Wislawa Szymborska was born in 1923 in Poland and just died this past February at age 88.   Early in her career she was a communist intellectual but later grew disillusioned and became active in the Solidarity movement.  She had a modest career as a reviewer at a literary magazine and a poet popular in Poland but unknown elsewhere until she was the surprise winner of the Nobel Prize in 1996.

 

Like fellow Polish poet Czeslaw Milosz, who was her friend and mentor, Szymborska lived through Poland’s dark days of Nazi occupation and Communism. I’m always amazed that anyone experiencing such hardship doesn’t write exclusively of darkness and despair.  But a playful spirit was her trademark.  In an interview with the Los Angeles Times, she had this to say about humor and sadness in her poems:

 

The two things are easily reconciled. You cannot have just one feeling toward the world. Going through this adventure, which I call life, sometimes you think about it with despair, and sometimes with a sense of enchantment. Sometimes the motivation for poetry is being awed by things.
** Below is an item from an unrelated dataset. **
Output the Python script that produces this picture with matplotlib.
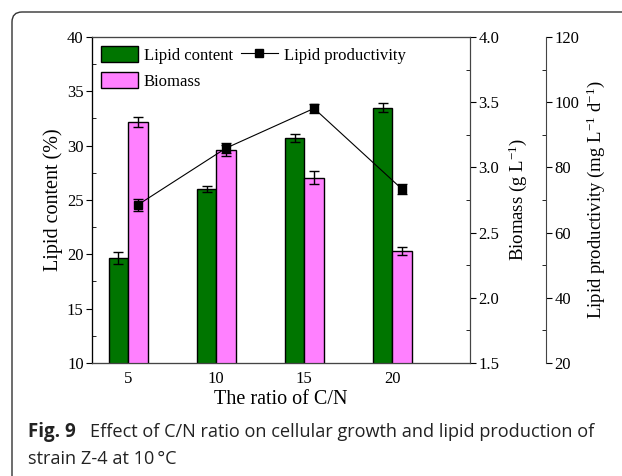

As a child I was never surprised by anything; now I am surprised about everything. Every little thing I look at, a leaf or a flower, I say, “Why this? What is this?”

 

There is also another motivation: Curiosity. I am curious about people, their feelings, what they live through, their fate, what this life means. So this wonderment, curiosity and sadness, all of that comes together for me.

 

4 Comments

  1. Kelly

    I always enjoy the poems selected but I must admit that the most quotable bits of your posts often come from your own musings – your comment about the clubs offering security from trespassers and other agents of harm like denim and poverty – is classic. I have spent a fair bit of time in those settings always with a mix of enjoyment and guilt. I often think way too much about the meaning of it all to truly enjoy the surroundings! We actually drove past the house in your post the other day and said to my husband, “Nobody needs that much space – come on!” Ah but one could judge our comforts as well……. Thought provoking!